Some 100 Ahmadiyya youths took position inside the complex on Thursday evening and let in people only after frisking them.

All leaders of the sect, some of them with their families, went to the complex yesterday morning to protect it.

Leaders and activists of the South Asian People's Union against Fundamentalism and Communalism (SAPUFC), which called for civil society resistance to the fanatics' move, and of main opposition Awami League and left-leaning 11-party alliance went to Bakshibazar in procession at 12:30pm, but police intercepted them near the complex.

Police allowed some of their representatives to the Ahmadiyya complex where they joined the community leaders.

Thanking the civil society leaders for their role, Ahmadiyya Nayebe Amir Meer Mobashwer Ali said, "The secular people of Bangladesh possess a strong power and the dream that attended Bangladesh's birth will come true if they join hands to this end."

The SAPUFC, AL and 11-party leaders and activists earlier gathered at the Central Shaheed Minar and held a rally with SAPUFC President Prof Kabir Chowdhury in the chair.

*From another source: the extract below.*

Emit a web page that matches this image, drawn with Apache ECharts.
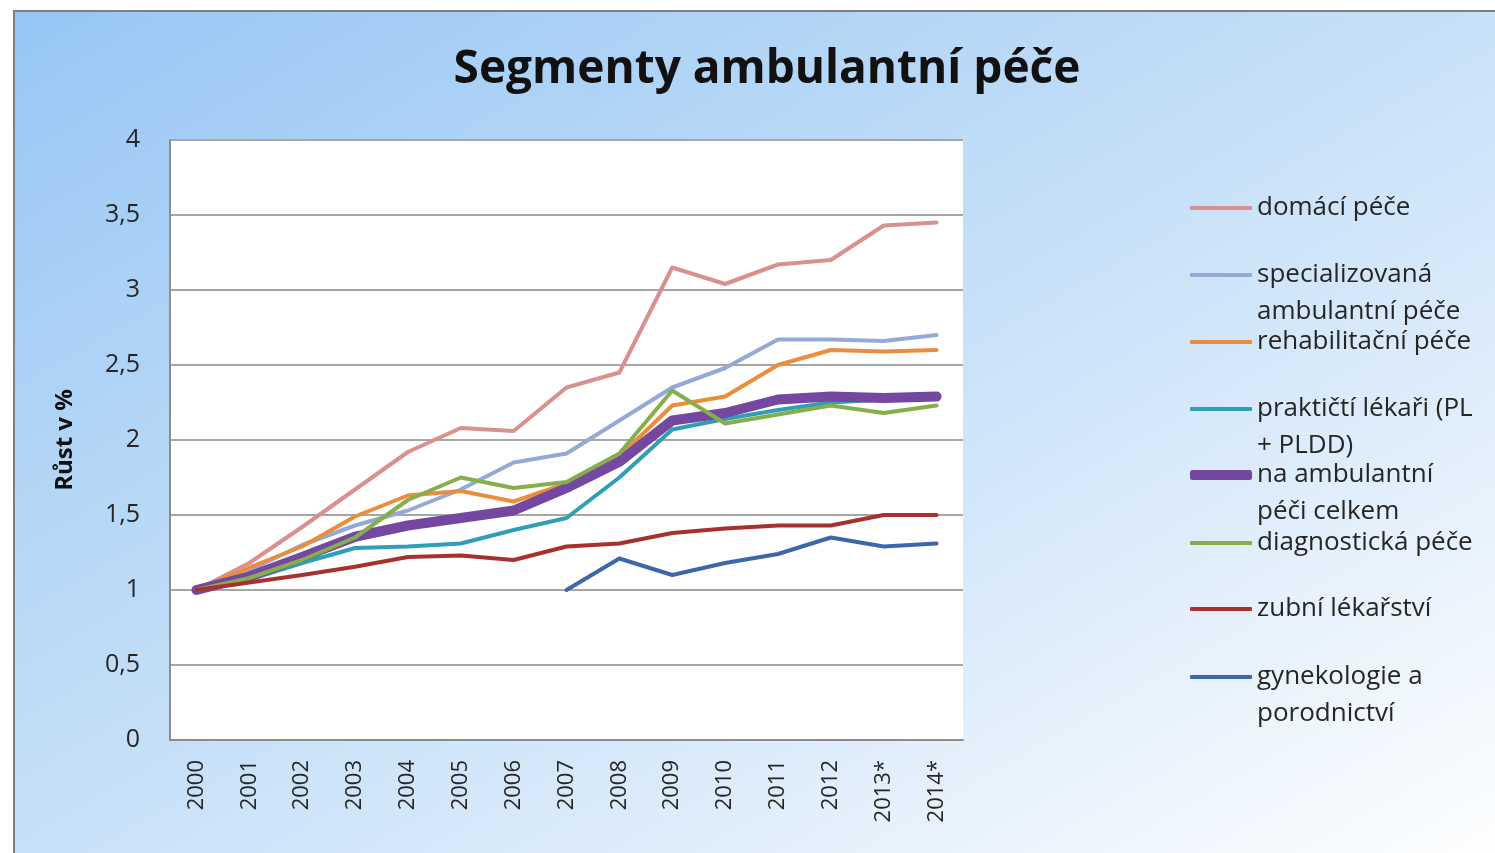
<!DOCTYPE html>
<html lang="cs">
<head>
    <meta charset="UTF-8">
    <title>Segmenty ambulantní péče</title>
    <script src="https://cdn.jsdelivr.net/npm/echarts@6/dist/echarts.min.js" type="text/javascript"></script>
    <style>
        html, body { margin: 0; padding: 0; background: #fff; }
        #chart { width: 1495px; height: 853px; }
    </style>
</head>
<body>
<div id="chart"></div>
<script type="text/javascript">
    var roky = ['2000', '2001', '2002', '2003', '2004', '2005', '2006', '2007', '2008', '2009', '2010', '2011', '2012', '2013*', '2014*'];
    var domaciPece = [1.0, 1.18, 1.42, 1.67, 1.92, 2.08, 2.06, 2.35, 2.45, 3.15, 3.04, 3.17, 3.2, 3.43, 3.45];
    var specializovana = [1.0, 1.13, 1.3, 1.43, 1.53, 1.67, 1.85, 1.91, 2.13, 2.35, 2.48, 2.67, 2.67, 2.66, 2.7];
    var rehabilitacni = [1.0, 1.15, 1.29, 1.49, 1.63, 1.66, 1.59, 1.71, 1.89, 2.23, 2.29, 2.5, 2.6, 2.59, 2.6];
    var prakticti = [1.0, 1.07, 1.18, 1.28, 1.29, 1.31, 1.4, 1.48, 1.75, 2.07, 2.14, 2.2, 2.25, 2.27, 2.28];
    var celkem = [1.0, 1.09, 1.22, 1.355, 1.43, 1.48, 1.53, 1.68, 1.855, 2.13, 2.18, 2.27, 2.29, 2.28, 2.29];
    var diagnosticka = [1.0, 1.08, 1.2, 1.35, 1.6, 1.75, 1.68, 1.72, 1.91, 2.33, 2.11, 2.17, 2.23, 2.18, 2.23];
    var zubni = [1.0, 1.05, 1.1, 1.155, 1.22, 1.23, 1.2, 1.29, 1.31, 1.38, 1.41, 1.43, 1.43, 1.5, 1.5];
    var gynekologie = [null, null, null, null, null, null, null, 1.0, 1.21, 1.1, 1.18, 1.24, 1.35, 1.29, 1.31];

    var nazvy = ['domácí péče', 'specializovaná\nambulantní péče', 'rehabilitační péče', 'praktičtí lékaři (PL\n+ PLDD)',
        'na ambulantní\npéči celkem', 'diagnostická péče', 'zubní lékařství', 'gynekologie a\nporodnictví'];
    var data = [domaciPece, specializovana, rehabilitacni, prakticti, celkem, diagnosticka, zubni, gynekologie];
    var barvy = ['#d8918f', '#95a9d6', '#eb8e3c', '#2f9fb5', '#7448a0', '#86ae4a', '#a8302e', '#3c68aa'];
    var tloustky = [4, 4, 4, 4, 10, 4, 4, 4];
    // y-stred prvniho radku polozky legendy
    var legendaY = [208, 275, 342, 409, 475, 543, 609, 677];
    var radek = 37;

    var font = '"Open Sans", sans-serif';
    var chart = echarts.init(document.getElementById('chart'));

    var series = [];
    var legend = [];
    for (var i = 0; i < nazvy.length; i++) {
        series.push({
            name: nazvy[i],
            type: 'line',
            data: data[i],
            symbol: 'none',
            connectNulls: false,
            color: barvy[i],
            lineStyle: { width: tloustky[i], color: barvy[i], cap: 'round', join: 'round' }
        });
        var dvaRadky = nazvy[i].indexOf('\n') >= 0;
        legend.push({
            left: 1190,
            // dvouradkove polozky maji navic prazdny radek nahore, aby ikona byla u prvniho radku
            top: dvaRadky ? legendaY[i] - radek * 1.5 : legendaY[i] - radek / 2,
            padding: 0,
            icon: 'roundRect',
            itemWidth: 62,
            itemHeight: tloustky[i],
            selectedMode: false,
            data: [nazvy[i]],
            formatter: function (name) {
                return name.indexOf('\n') >= 0 ? ' \n' + name : name;
            },
            textStyle: { fontFamily: font, fontSize: 26, lineHeight: radek, color: '#262626' }
        });
    }

    chart.setOption({
        animation: false,
        graphic: [{
            type: 'rect',
            left: 13, top: 10,
            shape: { width: 1500, height: 860 },
            z: -10,
            style: {
                fill: new echarts.graphic.LinearGradient(13, 10, 747, 1291, [
                    { offset: 0, color: '#98c7f5' },
                    { offset: 0.5, color: '#c9e1f8' },
                    { offset: 1, color: '#ffffff' }
                ], true),
                stroke: '#7f7f7f',
                lineWidth: 2
            }
        }],
        title: {
            text: 'Segmenty ambulantní péče',
            left: 762,
            textAlign: 'center',
            top: 42,
            textStyle: { fontFamily: font, fontSize: 46, fontWeight: 'bold', color: '#111' }
        },
        legend: legend,
        grid: {
            left: 170, top: 140, width: 793, height: 600,
            show: true, backgroundColor: '#ffffff', borderWidth: 0
        },
        xAxis: {
            type: 'category',
            data: roky,
            boundaryGap: true,
            axisLine: { lineStyle: { color: '#8c8c8c', width: 2 } },
            axisTick: { show: false },
            axisLabel: {
                rotate: 90, margin: 20,
                fontFamily: font, fontSize: 22, color: '#262626'
            }
        },
        yAxis: {
            type: 'value',
            min: 0, max: 4, interval: 0.5,
            name: 'Růst v %',
            nameLocation: 'middle',
            nameGap: 93,
            nameTextStyle: { fontFamily: font, fontSize: 24, fontWeight: 'bold', color: '#111' },
            axisLine: { show: true, lineStyle: { color: '#8c8c8c', width: 2 } },
            axisTick: { show: false },
            splitLine: { lineStyle: { color: '#a6a6a6', width: 2 } },
            axisLabel: {
                margin: 30,
                fontFamily: font, fontSize: 25, color: '#262626',
                formatter: function (v) { return String(v).replace('.', ','); }
            }
        },
        series: series
    });
</script>
</body>
</html>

"We will soon form a platform of pro-Liberation, secular, non-communal and progressive people to resist fundamentalist threats anywhere in Bangladesh," Prof Chowdhury said. "Only an united people can stop the extremist and fundamentalist forces who are getting stronger across the country alarmingly."

Justice KM Sobhan, Prof Ajay Roy, Asaduzzaman Noor, MP, Monjurul Ahsan Khan, Rashed Khan Menon, Prof Muntassir Mamoon, Prof Hayat Mamud, Hasanul Haq Inu, Khalequzzaman, MM Akash, Kajal Debnath, Kazi Mukul, Asim Kumar Ukil and Kalandiar Kabir also attended the rally.

Police took the four Aamra Dhakabashi leaders to the Chief Metropolitan Magistrate's Court, Dhaka yesterday and the court sent them to jail.

Some policemen were still guarding the Ahmadiyya Complex to pre-empt any fresh attack.